__Directions for this task__
Your task is to repeat all of the data exactly while excluding the pictures.

__Supplied data__

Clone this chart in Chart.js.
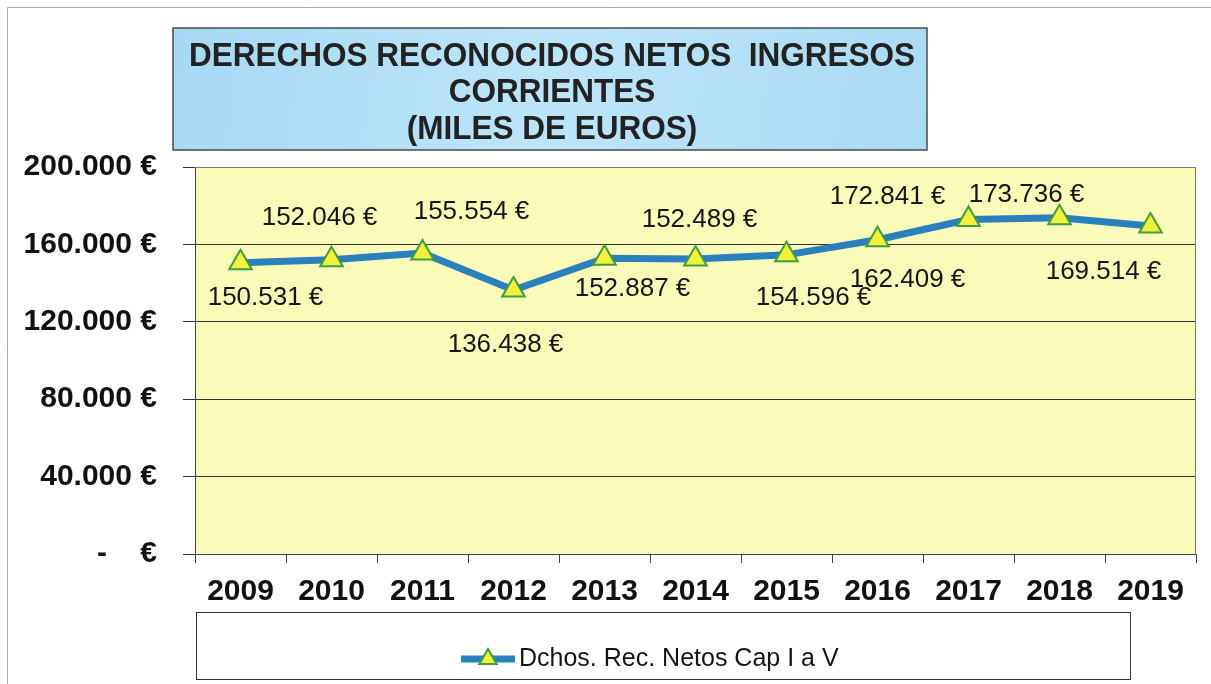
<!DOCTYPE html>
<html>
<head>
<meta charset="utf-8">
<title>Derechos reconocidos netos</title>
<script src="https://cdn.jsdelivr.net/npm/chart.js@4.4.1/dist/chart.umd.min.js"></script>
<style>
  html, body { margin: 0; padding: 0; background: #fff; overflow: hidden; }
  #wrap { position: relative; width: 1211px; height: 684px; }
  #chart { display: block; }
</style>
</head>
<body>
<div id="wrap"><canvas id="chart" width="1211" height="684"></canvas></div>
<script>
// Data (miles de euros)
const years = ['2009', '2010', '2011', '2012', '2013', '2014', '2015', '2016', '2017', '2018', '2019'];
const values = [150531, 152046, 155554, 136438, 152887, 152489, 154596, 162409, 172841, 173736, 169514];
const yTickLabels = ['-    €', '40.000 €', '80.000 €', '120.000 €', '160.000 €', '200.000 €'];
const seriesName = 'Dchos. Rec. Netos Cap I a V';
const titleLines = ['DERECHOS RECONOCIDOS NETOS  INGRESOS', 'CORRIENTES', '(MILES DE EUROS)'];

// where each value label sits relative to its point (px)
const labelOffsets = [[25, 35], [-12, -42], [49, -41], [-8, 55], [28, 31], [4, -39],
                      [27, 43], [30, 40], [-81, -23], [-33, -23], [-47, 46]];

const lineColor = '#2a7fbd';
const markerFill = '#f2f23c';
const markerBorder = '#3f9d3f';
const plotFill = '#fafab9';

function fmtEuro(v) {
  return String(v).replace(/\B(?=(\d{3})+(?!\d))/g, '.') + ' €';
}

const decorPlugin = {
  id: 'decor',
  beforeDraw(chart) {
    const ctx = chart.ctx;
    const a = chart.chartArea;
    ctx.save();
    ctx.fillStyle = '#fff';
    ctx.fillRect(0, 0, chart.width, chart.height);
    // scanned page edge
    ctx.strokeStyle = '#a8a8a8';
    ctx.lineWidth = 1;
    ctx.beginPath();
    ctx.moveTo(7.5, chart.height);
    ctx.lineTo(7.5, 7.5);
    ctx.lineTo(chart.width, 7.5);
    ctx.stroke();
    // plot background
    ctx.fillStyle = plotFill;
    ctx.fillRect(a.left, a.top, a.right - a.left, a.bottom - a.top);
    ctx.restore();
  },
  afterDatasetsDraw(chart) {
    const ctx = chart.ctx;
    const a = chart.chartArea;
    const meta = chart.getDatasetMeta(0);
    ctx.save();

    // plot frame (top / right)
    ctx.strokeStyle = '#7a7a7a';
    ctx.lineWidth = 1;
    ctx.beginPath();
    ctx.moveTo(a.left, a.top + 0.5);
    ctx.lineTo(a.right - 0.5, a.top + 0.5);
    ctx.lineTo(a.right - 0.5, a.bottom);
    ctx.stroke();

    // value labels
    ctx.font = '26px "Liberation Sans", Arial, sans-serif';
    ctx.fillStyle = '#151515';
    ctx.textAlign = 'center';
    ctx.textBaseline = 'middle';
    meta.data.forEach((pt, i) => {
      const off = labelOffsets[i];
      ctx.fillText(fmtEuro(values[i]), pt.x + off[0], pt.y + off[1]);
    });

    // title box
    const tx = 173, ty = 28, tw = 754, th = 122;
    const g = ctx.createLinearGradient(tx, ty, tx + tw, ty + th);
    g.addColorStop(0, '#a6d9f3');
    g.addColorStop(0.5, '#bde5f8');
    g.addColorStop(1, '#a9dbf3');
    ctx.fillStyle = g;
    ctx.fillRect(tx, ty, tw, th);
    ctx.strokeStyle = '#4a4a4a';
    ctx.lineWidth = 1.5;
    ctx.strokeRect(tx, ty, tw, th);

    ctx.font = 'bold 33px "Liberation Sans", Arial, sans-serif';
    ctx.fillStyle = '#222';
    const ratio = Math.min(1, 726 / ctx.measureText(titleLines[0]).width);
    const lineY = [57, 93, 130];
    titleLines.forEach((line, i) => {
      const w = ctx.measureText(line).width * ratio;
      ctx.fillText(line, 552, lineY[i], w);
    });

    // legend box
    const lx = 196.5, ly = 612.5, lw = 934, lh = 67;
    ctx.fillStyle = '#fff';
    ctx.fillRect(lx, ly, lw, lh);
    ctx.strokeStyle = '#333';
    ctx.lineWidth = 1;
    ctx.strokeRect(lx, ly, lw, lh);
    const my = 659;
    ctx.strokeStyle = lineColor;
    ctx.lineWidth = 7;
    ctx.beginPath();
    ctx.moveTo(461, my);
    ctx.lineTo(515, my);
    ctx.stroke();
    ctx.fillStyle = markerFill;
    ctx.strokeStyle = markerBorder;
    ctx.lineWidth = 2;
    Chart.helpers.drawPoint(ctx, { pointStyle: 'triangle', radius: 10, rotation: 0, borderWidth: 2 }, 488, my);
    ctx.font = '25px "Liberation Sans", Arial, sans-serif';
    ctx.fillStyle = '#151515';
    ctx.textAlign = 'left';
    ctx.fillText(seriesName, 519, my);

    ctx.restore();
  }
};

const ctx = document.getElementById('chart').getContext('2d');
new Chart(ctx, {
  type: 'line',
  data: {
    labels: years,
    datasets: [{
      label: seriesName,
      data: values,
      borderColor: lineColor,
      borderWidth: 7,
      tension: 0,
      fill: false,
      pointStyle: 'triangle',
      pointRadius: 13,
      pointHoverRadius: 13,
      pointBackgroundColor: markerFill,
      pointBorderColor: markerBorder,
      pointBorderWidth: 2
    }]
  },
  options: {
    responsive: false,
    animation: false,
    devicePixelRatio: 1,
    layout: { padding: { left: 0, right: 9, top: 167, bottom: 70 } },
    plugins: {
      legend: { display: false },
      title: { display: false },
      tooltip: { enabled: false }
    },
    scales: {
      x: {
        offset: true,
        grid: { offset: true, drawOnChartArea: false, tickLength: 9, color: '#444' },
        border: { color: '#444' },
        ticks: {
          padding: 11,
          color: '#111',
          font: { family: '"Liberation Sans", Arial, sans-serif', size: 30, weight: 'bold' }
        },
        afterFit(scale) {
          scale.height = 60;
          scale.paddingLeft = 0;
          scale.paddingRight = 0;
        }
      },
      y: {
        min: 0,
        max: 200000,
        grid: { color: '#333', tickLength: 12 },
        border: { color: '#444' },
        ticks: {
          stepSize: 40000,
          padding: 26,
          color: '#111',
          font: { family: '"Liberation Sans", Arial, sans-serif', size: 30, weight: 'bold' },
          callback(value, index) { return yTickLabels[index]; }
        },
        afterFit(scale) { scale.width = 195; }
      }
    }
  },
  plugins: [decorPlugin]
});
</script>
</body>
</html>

__Response__
Clone this chart in Chart.js.
<!DOCTYPE html>
<html>
<head>
<meta charset="utf-8">
<title>Derechos reconocidos netos</title>
<script src="https://cdn.jsdelivr.net/npm/chart.js@4.4.1/dist/chart.umd.min.js"></script>
<style>
  html, body { margin: 0; padding: 0; background: #fff; overflow: hidden; }
  #wrap { position: relative; width: 1211px; height: 684px; }
  #chart { display: block; }
</style>
</head>
<body>
<div id="wrap"><canvas id="chart" width="1211" height="684"></canvas></div>
<script>
// Data (miles de euros)
const years = ['2009', '2010', '2011', '2012', '2013', '2014', '2015', '2016', '2017', '2018', '2019'];
const values = [150531, 152046, 155554, 136438, 152887, 152489, 154596, 162409, 172841, 173736, 169514];
const yTickLabels = ['-    €', '40.000 €', '80.000 €', '120.000 €', '160.000 €', '200.000 €'];
const seriesName = 'Dchos. Rec. Netos Cap I a V';
const titleLines = ['DERECHOS RECONOCIDOS NETOS  INGRESOS', 'CORRIENTES', '(MILES DE EUROS)'];

// where each value label sits relative to its point (px)
const labelOffsets = [[25, 35], [-12, -42], [49, -41], [-8, 55], [28, 31], [4, -39],
                      [27, 43], [30, 40], [-81, -23], [-33, -23], [-47, 46]];

const lineColor = '#2a7fbd';
const markerFill = '#f2f23c';
const markerBorder = '#3f9d3f';
const plotFill = '#fafab9';

function fmtEuro(v) {
  return String(v).replace(/\B(?=(\d{3})+(?!\d))/g, '.') + ' €';
}

const decorPlugin = {
  id: 'decor',
  beforeDraw(chart) {
    const ctx = chart.ctx;
    const a = chart.chartArea;
    ctx.save();
    ctx.fillStyle = '#fff';
    ctx.fillRect(0, 0, chart.width, chart.height);
    // scanned page edge
    ctx.strokeStyle = '#a8a8a8';
    ctx.lineWidth = 1;
    ctx.beginPath();
    ctx.moveTo(7.5, chart.height);
    ctx.lineTo(7.5, 7.5);
    ctx.lineTo(chart.width, 7.5);
    ctx.stroke();
    // plot background
    ctx.fillStyle = plotFill;
    ctx.fillRect(a.left, a.top, a.right - a.left, a.bottom - a.top);
    ctx.restore();
  },
  afterDatasetsDraw(chart) {
    const ctx = chart.ctx;
    const a = chart.chartArea;
    const meta = chart.getDatasetMeta(0);
    ctx.save();

    // plot frame (top / right)
    ctx.strokeStyle = '#7a7a7a';
    ctx.lineWidth = 1;
    ctx.beginPath();
    ctx.moveTo(a.left, a.top + 0.5);
    ctx.lineTo(a.right - 0.5, a.top + 0.5);
    ctx.lineTo(a.right - 0.5, a.bottom);
    ctx.stroke();

    // value labels
    ctx.font = '26px "Liberation Sans", Arial, sans-serif';
    ctx.fillStyle = '#151515';
    ctx.textAlign = 'center';
    ctx.textBaseline = 'middle';
    meta.data.forEach((pt, i) => {
      const off = labelOffsets[i];
      ctx.fillText(fmtEuro(values[i]), pt.x + off[0], pt.y + off[1]);
    });

    // title box
    const tx = 173, ty = 28, tw = 754, th = 122;
    const g = ctx.createLinearGradient(tx, ty, tx + tw, ty + th);
    g.addColorStop(0, '#a6d9f3');
    g.addColorStop(0.5, '#bde5f8');
    g.addColorStop(1, '#a9dbf3');
    ctx.fillStyle = g;
    ctx.fillRect(tx, ty, tw, th);
    ctx.strokeStyle = '#4a4a4a';
    ctx.lineWidth = 1.5;
    ctx.strokeRect(tx, ty, tw, th);

    ctx.font = 'bold 33px "Liberation Sans", Arial, sans-serif';
    ctx.fillStyle = '#222';
    const ratio = Math.min(1, 726 / ctx.measureText(titleLines[0]).width);
    const lineY = [57, 93, 130];
    titleLines.forEach((line, i) => {
      const w = ctx.measureText(line).width * ratio;
      ctx.fillText(line, 552, lineY[i], w);
    });

    // legend box
    const lx = 196.5, ly = 612.5, lw = 934, lh = 67;
    ctx.fillStyle = '#fff';
    ctx.fillRect(lx, ly, lw, lh);
    ctx.strokeStyle = '#333';
    ctx.lineWidth = 1;
    ctx.strokeRect(lx, ly, lw, lh);
    const my = 659;
    ctx.strokeStyle = lineColor;
    ctx.lineWidth = 7;
    ctx.beginPath();
    ctx.moveTo(461, my);
    ctx.lineTo(515, my);
    ctx.stroke();
    ctx.fillStyle = markerFill;
    ctx.strokeStyle = markerBorder;
    ctx.lineWidth = 2;
    Chart.helpers.drawPoint(ctx, { pointStyle: 'triangle', radius: 10, rotation: 0, borderWidth: 2 }, 488, my);
    ctx.font = '25px "Liberation Sans", Arial, sans-serif';
    ctx.fillStyle = '#151515';
    ctx.textAlign = 'left';
    ctx.fillText(seriesName, 519, my);

    ctx.restore();
  }
};

const ctx = document.getElementById('chart').getContext('2d');
new Chart(ctx, {
  type: 'line',
  data: {
    labels: years,
    datasets: [{
      label: seriesName,
      data: values,
      borderColor: lineColor,
      borderWidth: 7,
      tension: 0,
      fill: false,
      pointStyle: 'triangle',
      pointRadius: 13,
      pointHoverRadius: 13,
      pointBackgroundColor: markerFill,
      pointBorderColor: markerBorder,
      pointBorderWidth: 2
    }]
  },
  options: {
    responsive: false,
    animation: false,
    devicePixelRatio: 1,
    layout: { padding: { left: 0, right: 9, top: 167, bottom: 70 } },
    plugins: {
      legend: { display: false },
      title: { display: false },
      tooltip: { enabled: false }
    },
    scales: {
      x: {
        offset: true,
        grid: { offset: true, drawOnChartArea: false, tickLength: 9, color: '#444' },
        border: { color: '#444' },
        ticks: {
          padding: 11,
          color: '#111',
          font: { family: '"Liberation Sans", Arial, sans-serif', size: 30, weight: 'bold' }
        },
        afterFit(scale) {
          scale.height = 60;
          scale.paddingLeft = 0;
          scale.paddingRight = 0;
        }
      },
      y: {
        min: 0,
        max: 200000,
        grid: { color: '#333', tickLength: 12 },
        border: { color: '#444' },
        ticks: {
          stepSize: 40000,
          padding: 26,
          color: '#111',
          font: { family: '"Liberation Sans", Arial, sans-serif', size: 30, weight: 'bold' },
          callback(value, index) { return yTickLabels[index]; }
        },
        afterFit(scale) { scale.width = 195; }
      }
    }
  },
  plugins: [decorPlugin]
});
</script>
</body>
</html>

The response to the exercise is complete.